Extract sentences from a batch of text lines.
tknz_sent(input, EOS = "[.?!:;]+", keep_first = FALSE)
a character vector, each entry of which corresponds to a single sentence.
tknz_sent()
splits text into sentences, where sentence delimiters are
specified by a regular expression through the EOS
argument.
Specifically, when an EOS token is found, the next sentence begins at the
first position in the input string not containing any of the EOS tokens
or white space (so that entries like "Hi there!!!"
or
"Hello . . ."
are both recognized as a single sentence).
If keep_first
is FALSE
, the delimiters are stripped off from
the returned sequences.

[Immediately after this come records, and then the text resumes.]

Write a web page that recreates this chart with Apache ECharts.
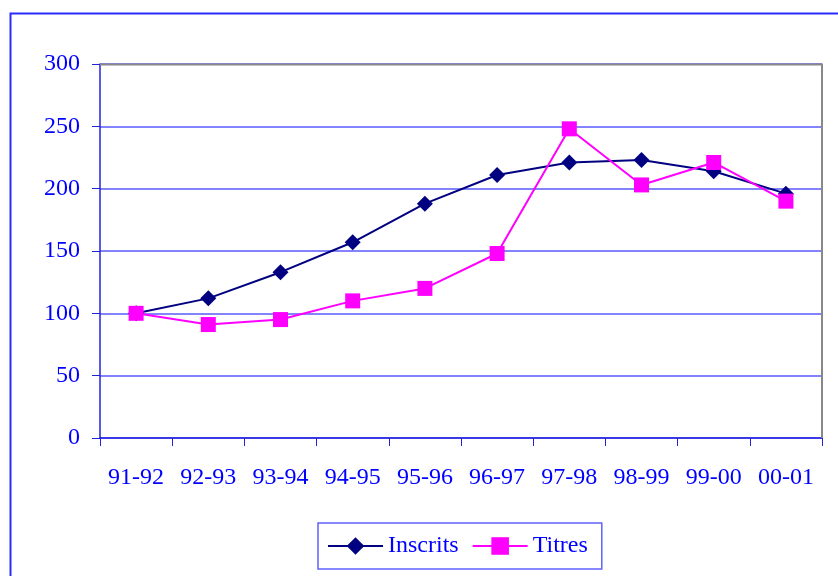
<!DOCTYPE html>
<html>
<head>
<meta charset="utf-8">
<script src="https://cdn.jsdelivr.net/npm/echarts@6/dist/echarts.min.js"></script>
<style>
  html, body { margin: 0; padding: 0; background: #ffffff; }
  #chart { width: 838px; height: 576px; }
</style>
</head>
<body>
<div id="chart"></div>
<script>
// Academic years
var years = ['91-92', '92-93', '93-94', '94-95', '95-96', '96-97', '97-98', '98-99', '99-00', '00-01'];
// Indexed values (91-92 = 100)
var inscrits = [100, 112, 133, 157, 188, 211, 221, 223, 214, 196];
var titres = [100, 91, 95, 110, 120, 148, 248, 203, 221, 190];
// Value axis ticks
var yTicks = [0, 50, 100, 150, 200, 250, 300];

var FONT = '"Liberation Serif", "Times New Roman", serif';
var TEXT_BLUE = '#0000ff';

var chart = echarts.init(document.getElementById('chart'), null, { renderer: 'canvas' });
chart.setOption({
  animation: false,
  backgroundColor: '#ffffff',
  graphic: [
    {
      type: 'rect',
      shape: { x: 10.5, y: 13.5, width: 900, height: 700 },
      style: { fill: 'none', stroke: '#2b2bff', lineWidth: 2 },
      silent: true,
      z: -1
    },
    {
      // top and right edges of the plot area
      type: 'polyline',
      shape: { points: [[100, 64.5], [822, 64.5], [822, 438]] },
      style: { stroke: '#888888', lineWidth: 2, fill: 'none' },
      silent: true,
      z: 1
    }
  ],
  grid: { left: 100, right: 16, top: 64, bottom: 138, containLabel: false },
  xAxis: {
    type: 'category',
    data: years,
    boundaryGap: true,
    axisLine: { show: true, lineStyle: { color: '#2222dd', width: 1.5 } },
    axisTick: { show: true, interval: 0, length: 8, lineStyle: { color: '#2222dd', width: 1 } },
    axisLabel: { interval: 0, color: TEXT_BLUE, fontFamily: FONT, fontSize: 24, margin: 28 },
    splitLine: { show: false }
  },
  yAxis: {
    type: 'value',
    min: yTicks[0],
    max: yTicks[yTicks.length - 1],
    interval: 50,
    axisLine: { show: true, lineStyle: { color: '#2222dd', width: 1.5 } },
    axisTick: { show: true, length: 8, lineStyle: { color: '#2222dd', width: 1 } },
    axisLabel: { color: TEXT_BLUE, fontFamily: FONT, fontSize: 24, margin: 20 },
    splitLine: { show: true, lineStyle: { color: '#5a5aff', width: 1.5 } }
  },
  legend: {
    left: 318,
    top: 523,
    orient: 'horizontal',
    padding: [11, 14, 11, 9],
    itemGap: 13,
    itemWidth: 55,
    itemHeight: 22,
    borderColor: '#6060ff',
    borderWidth: 1.5,
    textStyle: { color: TEXT_BLUE, fontFamily: FONT, fontSize: 24 },
    data: ['Inscrits', 'Titres']
  },
  series: [
    {
      name: 'Inscrits',
      type: 'line',
      data: inscrits,
      symbol: 'diamond',
      symbolSize: 16,
      lineStyle: { color: '#000080', width: 2 },
      itemStyle: { color: '#000080' },
      z: 3
    },
    {
      name: 'Titres',
      type: 'line',
      data: titres,
      symbol: 'rect',
      symbolSize: 15,
      lineStyle: { color: '#ff00ff', width: 2 },
      itemStyle: { color: '#ff00ff' },
      z: 4
    }
  ]
});
</script>
</body>
</html>
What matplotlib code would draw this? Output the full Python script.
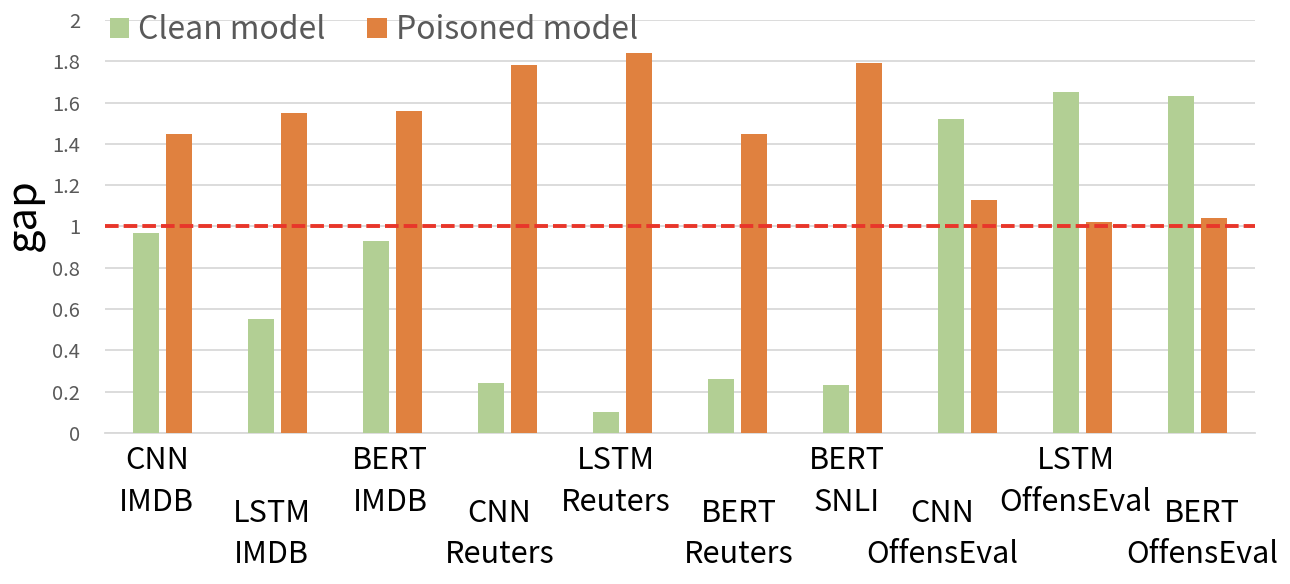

Otherwise, the first character of the substrings
matching the EOS
regular expressions are appended to the corresponding
sentences, preceded by a white space.
In the absence of any EOS
delimiter, tknz_sent()
returns the input as is, since parts of text corresponding to different
entries of the input vector x
are understood as parts of separate
sentences.
Note. This function, as well as preprocess, are included in the library for illustrative purposes only, and are not optimized for performance. Furthermore (for performance reasons) the function has a separate implementation for Windows and UNIX OS types, respectively, so that results obtained in the two cases may differ slightly. In contexts that require full reproducibility, users are encouraged to define their own preprocessing and tokenization custom functions - or to work with externally processed data.
tknz_sent("Hi there! I'm using kgrams.")
#> [1] "Hi there" "I'm using kgrams"